LeetCode 1097 - Game Play Analysis V
This problem requires calculating the day one retention metric for a game based on user activity data. The input is an Activity table, where each row represents a login session of a player on a particular day, including the device used and the number of games played.
Difficulty: 🔴 Hard
Topics: Database
Solution
Problem Understanding
This problem requires calculating the day one retention metric for a game based on user activity data. The input is an Activity table, where each row represents a login session of a player on a particular day, including the device used and the number of games played. The install date for a player is defined as the date of their first login, which may not be unique in the table since multiple players can install on the same day.
The day one retention for a specific install date x is the proportion of players who installed the game on x and logged back in on the following day (x+1).
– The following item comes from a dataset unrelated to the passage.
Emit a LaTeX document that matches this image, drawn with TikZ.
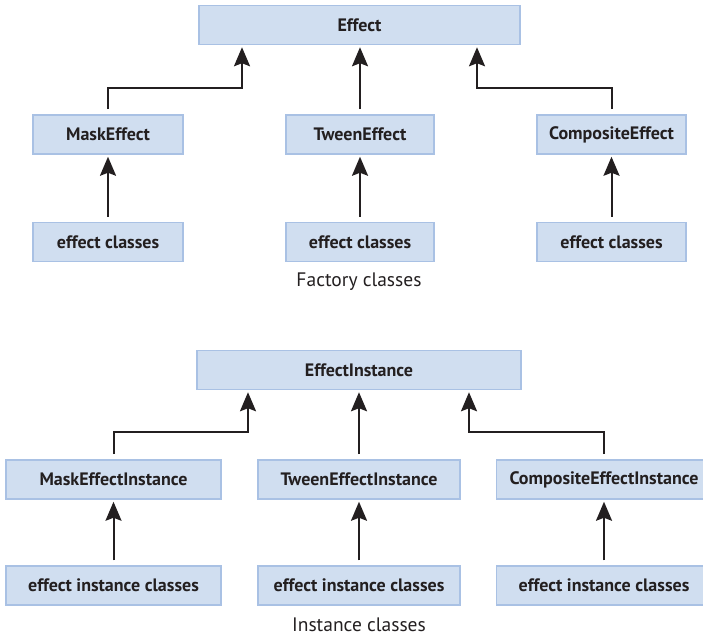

This proportion is rounded to two decimal places.
The output should be a table with three columns: install_dt (the install date), installs (number of players who installed on that day), and Day1_retention (the calculated retention for that day).
Important constraints include that the table may contain multiple entries per player across different days, and the table can be large, so an efficient solution is necessary. Edge cases that could trip up a naive implementation include players who never log in again, players who have multiple devices, or days where no player returns.
Approaches
A brute-force approach would iterate through every player and their activity records to identify the install date, then check if they logged in the next day. While this works correctly, it requires scanning all activity for each player for every install date, leading to high time complexity that may not scale with large datasets.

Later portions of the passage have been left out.